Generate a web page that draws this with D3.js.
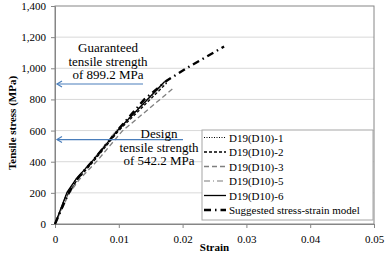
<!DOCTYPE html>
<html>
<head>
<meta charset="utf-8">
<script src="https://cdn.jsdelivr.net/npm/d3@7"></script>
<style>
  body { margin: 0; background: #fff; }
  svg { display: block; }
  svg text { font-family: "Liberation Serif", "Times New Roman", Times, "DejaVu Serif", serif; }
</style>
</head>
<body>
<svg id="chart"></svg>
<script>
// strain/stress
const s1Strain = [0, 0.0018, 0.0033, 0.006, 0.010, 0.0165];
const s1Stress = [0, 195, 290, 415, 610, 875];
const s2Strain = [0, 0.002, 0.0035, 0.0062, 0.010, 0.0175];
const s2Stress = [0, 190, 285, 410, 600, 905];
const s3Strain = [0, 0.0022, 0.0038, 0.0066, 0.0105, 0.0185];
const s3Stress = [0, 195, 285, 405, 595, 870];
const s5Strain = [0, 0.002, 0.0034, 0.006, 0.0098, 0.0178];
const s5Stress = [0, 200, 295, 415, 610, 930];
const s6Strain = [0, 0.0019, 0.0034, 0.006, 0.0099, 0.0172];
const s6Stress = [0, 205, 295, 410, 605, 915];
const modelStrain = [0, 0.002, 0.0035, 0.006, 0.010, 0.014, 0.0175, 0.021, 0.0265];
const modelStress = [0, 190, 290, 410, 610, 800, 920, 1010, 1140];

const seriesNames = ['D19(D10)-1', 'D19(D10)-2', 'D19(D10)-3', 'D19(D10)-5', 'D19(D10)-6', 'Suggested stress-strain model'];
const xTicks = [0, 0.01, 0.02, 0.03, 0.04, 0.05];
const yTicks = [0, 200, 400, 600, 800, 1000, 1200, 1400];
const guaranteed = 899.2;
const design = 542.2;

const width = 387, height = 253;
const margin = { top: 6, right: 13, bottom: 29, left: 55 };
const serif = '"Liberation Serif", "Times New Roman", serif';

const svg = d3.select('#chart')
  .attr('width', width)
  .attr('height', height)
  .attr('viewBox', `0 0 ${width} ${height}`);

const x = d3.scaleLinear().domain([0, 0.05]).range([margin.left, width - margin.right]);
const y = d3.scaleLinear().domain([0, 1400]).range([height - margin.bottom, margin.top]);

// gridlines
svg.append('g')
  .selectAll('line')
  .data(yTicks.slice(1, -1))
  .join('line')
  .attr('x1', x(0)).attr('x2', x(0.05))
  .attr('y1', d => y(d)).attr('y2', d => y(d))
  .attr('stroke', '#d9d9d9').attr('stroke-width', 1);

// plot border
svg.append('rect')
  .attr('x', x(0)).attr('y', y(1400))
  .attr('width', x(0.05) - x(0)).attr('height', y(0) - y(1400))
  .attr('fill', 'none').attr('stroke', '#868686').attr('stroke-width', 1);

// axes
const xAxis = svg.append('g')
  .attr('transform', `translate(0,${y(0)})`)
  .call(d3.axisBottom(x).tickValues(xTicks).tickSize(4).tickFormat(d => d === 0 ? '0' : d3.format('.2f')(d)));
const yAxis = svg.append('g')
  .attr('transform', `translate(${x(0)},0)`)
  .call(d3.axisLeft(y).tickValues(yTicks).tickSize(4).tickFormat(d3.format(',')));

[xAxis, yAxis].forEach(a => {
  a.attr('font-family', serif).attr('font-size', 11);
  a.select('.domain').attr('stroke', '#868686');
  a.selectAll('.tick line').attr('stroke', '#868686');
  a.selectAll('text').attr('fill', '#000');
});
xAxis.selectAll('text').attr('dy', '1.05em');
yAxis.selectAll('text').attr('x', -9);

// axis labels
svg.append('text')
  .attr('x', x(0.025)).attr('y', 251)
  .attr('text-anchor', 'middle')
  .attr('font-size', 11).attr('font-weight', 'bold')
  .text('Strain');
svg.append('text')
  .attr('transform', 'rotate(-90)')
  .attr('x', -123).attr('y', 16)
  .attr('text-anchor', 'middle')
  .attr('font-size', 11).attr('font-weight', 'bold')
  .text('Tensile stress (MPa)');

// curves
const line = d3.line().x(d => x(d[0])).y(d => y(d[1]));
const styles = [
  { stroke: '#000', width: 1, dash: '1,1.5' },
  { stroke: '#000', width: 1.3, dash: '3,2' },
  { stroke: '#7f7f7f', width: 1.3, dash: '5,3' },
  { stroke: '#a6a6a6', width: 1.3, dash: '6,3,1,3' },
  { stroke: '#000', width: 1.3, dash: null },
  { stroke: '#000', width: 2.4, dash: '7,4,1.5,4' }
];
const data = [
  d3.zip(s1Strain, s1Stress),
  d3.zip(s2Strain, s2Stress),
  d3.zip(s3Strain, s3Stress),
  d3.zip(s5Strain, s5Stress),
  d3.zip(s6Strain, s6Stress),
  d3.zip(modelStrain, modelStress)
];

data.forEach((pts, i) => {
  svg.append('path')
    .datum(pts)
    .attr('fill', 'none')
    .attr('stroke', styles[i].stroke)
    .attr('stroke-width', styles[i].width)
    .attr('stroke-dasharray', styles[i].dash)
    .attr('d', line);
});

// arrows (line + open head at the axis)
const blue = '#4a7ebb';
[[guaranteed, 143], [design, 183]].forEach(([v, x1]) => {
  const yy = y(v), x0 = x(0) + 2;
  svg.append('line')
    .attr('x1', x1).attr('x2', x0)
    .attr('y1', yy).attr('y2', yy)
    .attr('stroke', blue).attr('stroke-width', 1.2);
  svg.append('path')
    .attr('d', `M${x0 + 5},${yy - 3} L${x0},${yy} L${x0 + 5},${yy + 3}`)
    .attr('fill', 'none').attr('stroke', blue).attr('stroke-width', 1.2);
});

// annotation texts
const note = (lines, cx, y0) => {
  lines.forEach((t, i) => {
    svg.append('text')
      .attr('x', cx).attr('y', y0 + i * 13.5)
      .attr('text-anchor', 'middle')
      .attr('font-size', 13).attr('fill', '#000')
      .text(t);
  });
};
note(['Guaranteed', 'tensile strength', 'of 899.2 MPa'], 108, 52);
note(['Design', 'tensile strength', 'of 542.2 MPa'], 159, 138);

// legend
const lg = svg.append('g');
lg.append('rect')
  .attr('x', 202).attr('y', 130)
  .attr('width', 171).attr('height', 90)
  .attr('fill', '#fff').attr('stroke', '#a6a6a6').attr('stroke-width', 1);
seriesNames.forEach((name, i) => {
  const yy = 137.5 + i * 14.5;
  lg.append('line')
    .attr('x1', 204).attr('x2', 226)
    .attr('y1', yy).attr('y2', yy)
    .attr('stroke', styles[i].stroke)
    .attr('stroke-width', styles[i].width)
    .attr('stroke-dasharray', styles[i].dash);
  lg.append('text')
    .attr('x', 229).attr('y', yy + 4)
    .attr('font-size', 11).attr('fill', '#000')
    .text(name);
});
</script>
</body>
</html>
○ ○ ○
What the exercise asks: Write the material out again exactly as it appears, dropping the pictures.

Answer below:
Generate a web page that draws this with D3.js.
<!DOCTYPE html>
<html>
<head>
<meta charset="utf-8">
<script src="https://cdn.jsdelivr.net/npm/d3@7"></script>
<style>
  body { margin: 0; background: #fff; }
  svg { display: block; }
  svg text { font-family: "Liberation Serif", "Times New Roman", Times, "DejaVu Serif", serif; }
</style>
</head>
<body>
<svg id="chart"></svg>
<script>
// strain/stress
const s1Strain = [0, 0.0018, 0.0033, 0.006, 0.010, 0.0165];
const s1Stress = [0, 195, 290, 415, 610, 875];
const s2Strain = [0, 0.002, 0.0035, 0.0062, 0.010, 0.0175];
const s2Stress = [0, 190, 285, 410, 600, 905];
const s3Strain = [0, 0.0022, 0.0038, 0.0066, 0.0105, 0.0185];
const s3Stress = [0, 195, 285, 405, 595, 870];
const s5Strain = [0, 0.002, 0.0034, 0.006, 0.0098, 0.0178];
const s5Stress = [0, 200, 295, 415, 610, 930];
const s6Strain = [0, 0.0019, 0.0034, 0.006, 0.0099, 0.0172];
const s6Stress = [0, 205, 295, 410, 605, 915];
const modelStrain = [0, 0.002, 0.0035, 0.006, 0.010, 0.014, 0.0175, 0.021, 0.0265];
const modelStress = [0, 190, 290, 410, 610, 800, 920, 1010, 1140];

const seriesNames = ['D19(D10)-1', 'D19(D10)-2', 'D19(D10)-3', 'D19(D10)-5', 'D19(D10)-6', 'Suggested stress-strain model'];
const xTicks = [0, 0.01, 0.02, 0.03, 0.04, 0.05];
const yTicks = [0, 200, 400, 600, 800, 1000, 1200, 1400];
const guaranteed = 899.2;
const design = 542.2;

const width = 387, height = 253;
const margin = { top: 6, right: 13, bottom: 29, left: 55 };
const serif = '"Liberation Serif", "Times New Roman", serif';

const svg = d3.select('#chart')
  .attr('width', width)
  .attr('height', height)
  .attr('viewBox', `0 0 ${width} ${height}`);

const x = d3.scaleLinear().domain([0, 0.05]).range([margin.left, width - margin.right]);
const y = d3.scaleLinear().domain([0, 1400]).range([height - margin.bottom, margin.top]);

// gridlines
svg.append('g')
  .selectAll('line')
  .data(yTicks.slice(1, -1))
  .join('line')
  .attr('x1', x(0)).attr('x2', x(0.05))
  .attr('y1', d => y(d)).attr('y2', d => y(d))
  .attr('stroke', '#d9d9d9').attr('stroke-width', 1);

// plot border
svg.append('rect')
  .attr('x', x(0)).attr('y', y(1400))
  .attr('width', x(0.05) - x(0)).attr('height', y(0) - y(1400))
  .attr('fill', 'none').attr('stroke', '#868686').attr('stroke-width', 1);

// axes
const xAxis = svg.append('g')
  .attr('transform', `translate(0,${y(0)})`)
  .call(d3.axisBottom(x).tickValues(xTicks).tickSize(4).tickFormat(d => d === 0 ? '0' : d3.format('.2f')(d)));
const yAxis = svg.append('g')
  .attr('transform', `translate(${x(0)},0)`)
  .call(d3.axisLeft(y).tickValues(yTicks).tickSize(4).tickFormat(d3.format(',')));

[xAxis, yAxis].forEach(a => {
  a.attr('font-family', serif).attr('font-size', 11);
  a.select('.domain').attr('stroke', '#868686');
  a.selectAll('.tick line').attr('stroke', '#868686');
  a.selectAll('text').attr('fill', '#000');
});
xAxis.selectAll('text').attr('dy', '1.05em');
yAxis.selectAll('text').attr('x', -9);

// axis labels
svg.append('text')
  .attr('x', x(0.025)).attr('y', 251)
  .attr('text-anchor', 'middle')
  .attr('font-size', 11).attr('font-weight', 'bold')
  .text('Strain');
svg.append('text')
  .attr('transform', 'rotate(-90)')
  .attr('x', -123).attr('y', 16)
  .attr('text-anchor', 'middle')
  .attr('font-size', 11).attr('font-weight', 'bold')
  .text('Tensile stress (MPa)');

// curves
const line = d3.line().x(d => x(d[0])).y(d => y(d[1]));
const styles = [
  { stroke: '#000', width: 1, dash: '1,1.5' },
  { stroke: '#000', width: 1.3, dash: '3,2' },
  { stroke: '#7f7f7f', width: 1.3, dash: '5,3' },
  { stroke: '#a6a6a6', width: 1.3, dash: '6,3,1,3' },
  { stroke: '#000', width: 1.3, dash: null },
  { stroke: '#000', width: 2.4, dash: '7,4,1.5,4' }
];
const data = [
  d3.zip(s1Strain, s1Stress),
  d3.zip(s2Strain, s2Stress),
  d3.zip(s3Strain, s3Stress),
  d3.zip(s5Strain, s5Stress),
  d3.zip(s6Strain, s6Stress),
  d3.zip(modelStrain, modelStress)
];

data.forEach((pts, i) => {
  svg.append('path')
    .datum(pts)
    .attr('fill', 'none')
    .attr('stroke', styles[i].stroke)
    .attr('stroke-width', styles[i].width)
    .attr('stroke-dasharray', styles[i].dash)
    .attr('d', line);
});

// arrows (line + open head at the axis)
const blue = '#4a7ebb';
[[guaranteed, 143], [design, 183]].forEach(([v, x1]) => {
  const yy = y(v), x0 = x(0) + 2;
  svg.append('line')
    .attr('x1', x1).attr('x2', x0)
    .attr('y1', yy).attr('y2', yy)
    .attr('stroke', blue).attr('stroke-width', 1.2);
  svg.append('path')
    .attr('d', `M${x0 + 5},${yy - 3} L${x0},${yy} L${x0 + 5},${yy + 3}`)
    .attr('fill', 'none').attr('stroke', blue).attr('stroke-width', 1.2);
});

// annotation texts
const note = (lines, cx, y0) => {
  lines.forEach((t, i) => {
    svg.append('text')
      .attr('x', cx).attr('y', y0 + i * 13.5)
      .attr('text-anchor', 'middle')
      .attr('font-size', 13).attr('fill', '#000')
      .text(t);
  });
};
note(['Guaranteed', 'tensile strength', 'of 899.2 MPa'], 108, 52);
note(['Design', 'tensile strength', 'of 542.2 MPa'], 159, 138);

// legend
const lg = svg.append('g');
lg.append('rect')
  .attr('x', 202).attr('y', 130)
  .attr('width', 171).attr('height', 90)
  .attr('fill', '#fff').attr('stroke', '#a6a6a6').attr('stroke-width', 1);
seriesNames.forEach((name, i) => {
  const yy = 137.5 + i * 14.5;
  lg.append('line')
    .attr('x1', 204).attr('x2', 226)
    .attr('y1', yy).attr('y2', yy)
    .attr('stroke', styles[i].stroke)
    .attr('stroke-width', styles[i].width)
    .attr('stroke-dasharray', styles[i].dash);
  lg.append('text')
    .attr('x', 229).attr('y', yy + 4)
    .attr('font-size', 11).attr('fill', '#000')
    .text(name);
});
</script>
</body>
</html>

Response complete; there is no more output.